Alternative Instruments responds to the city of Columbus as a site, place, a history, but also as a fiction. It suggests how places and ideas are interconnected, drawing parallels between Columbus’ midcentury architecture, European Modernism, and utopian impulses of early American Settlements.
Thomas More coined the term “utopia” in his 1516 novel. This was a story of an island in the ‘New World’, told ironically in the manner of the accounts of European voyages. More’s imaginary “good place” is, even in its telling, intertwined with histories of expansionism and colonialism.
Located along a six-block stretch of Washington Street, Alternative Instruments used civic design to create new narratives that point towards the future.
Its design language drew on sources that echo the intertwined narratives of utopia and colonialism that forged Columbus, Indiana as a place.
Referencing Americana roadside signs, historic weathervanes, measuring chains used by the British to claim territory, navigation by the stars, the symbolism of sails and flags land surveying equipment, Shaker symbolism as well as elements representing Columbus’ mid-century social ambition as realised through art and design including Robert Venturi’s Columbus fire station, Henry Moore’s Large Arch, and Alexander Girard’s graphic design as well as the engines produced by the Cummins, the multinational engine corporation headquartered in Columbus, founded by William Glanton Irwin that provided the wealth invested in the city’s cultural and architectural programme.

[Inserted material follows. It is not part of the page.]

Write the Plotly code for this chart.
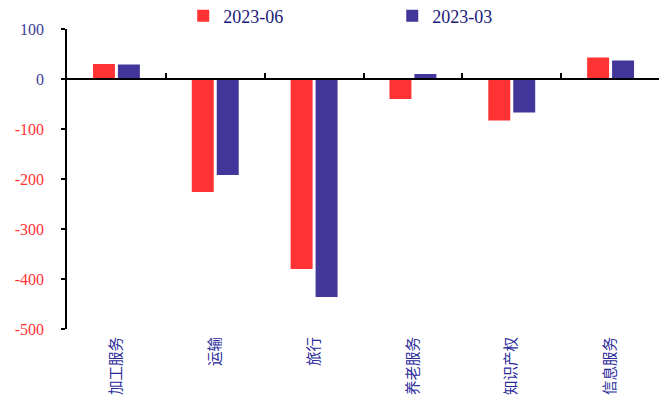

Materially, it combined quilts recalling vernacular craft, main-street nostalgic neon, and engineering inspired metalwork.
The pieces incorporated phrases from Thomas More’s Utopia written in the alphabet that More’s invented for his fictional island. “No Unequal Distribution” “Ease the Miseries of Others”, “Free from Trouble and Anxiety” and “Make As Little Wrong As Possible”
The project was part of the larger Exhibit Columbus event curated by Iker Gil and Mimi Zieger.